Governar é escolher, mas o presidente não quer arcar com esse custo. Não basta pensar que se é “mito”.
Os
dias andam sombrios. A pandemia tolda o horizonte e os corações. Cansa ficar em
casa, isso para quem tem casa e pode trabalhar nela. Imagine-se para os mais
desafortunados: é fácil dizer “fiquem em casa”, impossível é ficar nela quando
não se a tem ou quando as pessoas vivem amontoadas, crianças, velhos e adultos,
todos juntos. Pior, muitos de nós nos desacostumamos de “ver” as diferenças e
as tomamos como naturais. Não são.
Eu
moro num bairro de classe média alta, Higienópolis. Não preciso andar muito
para ver quem não tem casa: numa escadaria que liga minha rua a outra, há uma
pessoa que a habita. Sei até como se chama.
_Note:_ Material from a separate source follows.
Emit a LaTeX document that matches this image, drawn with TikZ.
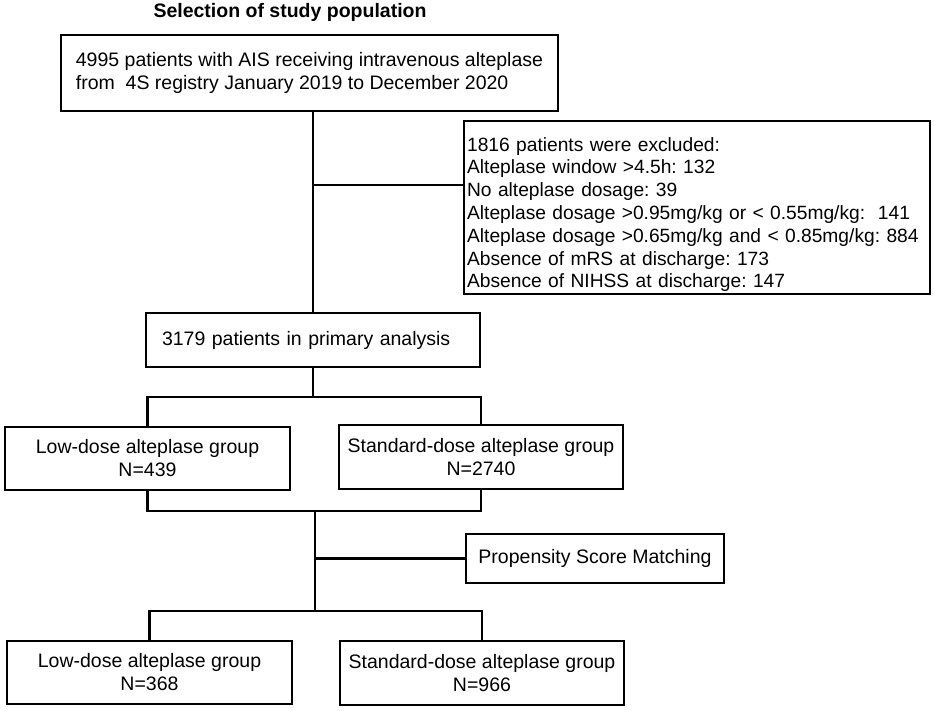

Sei não porque eu tenha ido falar
com ela, mas porque minha mulher se comove e de vez em quando leva algo para
que coma. Assim, ilusoriamente, tenho a impressão de “solidariedade cumprida”,
não por mim, mas por ela, que atua...
Mesmo
quando vou trabalhar, na Rua Formosa esquina com o Vale do Anhangabaú, é fácil
ver quanta gente “perambula” e à noite dorme na rua. Agora, com as obras de
renovação, fazem-se chafarizes, que serão coloridos. Pergunto: será que os
moradores de rua vão se banhar nas águas azuladas das fontes luminosas?
Não
há que desesperar, contudo. Conheci Nova York e mesmo São Francisco em épocas
passadas, quando as ruas também eram habitadas por pessoas “sem teto”. Elas não
aparecem mais onde antes estavam e eram vistas. Terão melhorado de vida ou
foram “enxotadas” para mais longe? Também em Paris havia os clochards. Que
destino tiveram: o crescimento da economia absorveu-os ou simplesmente foram
“deslocados”, pelo menos da vista dos mais bem situados? Crueldade, mas
corriqueira.
É
certo que o vírus da covid parece começar a ser vencido no Brasil, como os
jornais disseram ainda na semana passada. Mas continuamos numa zona de risco. A
incerteza perdura. Comportamentos responsáveis salvam vidas. Os países europeus
que tinham controlado uma primeira onde se veem às voltas com novo surto de
contaminações e hospitais no ponto de saturação. Qual de nós não perdeu uma
pessoa querida? Essa dor não se esquece nem se apaga.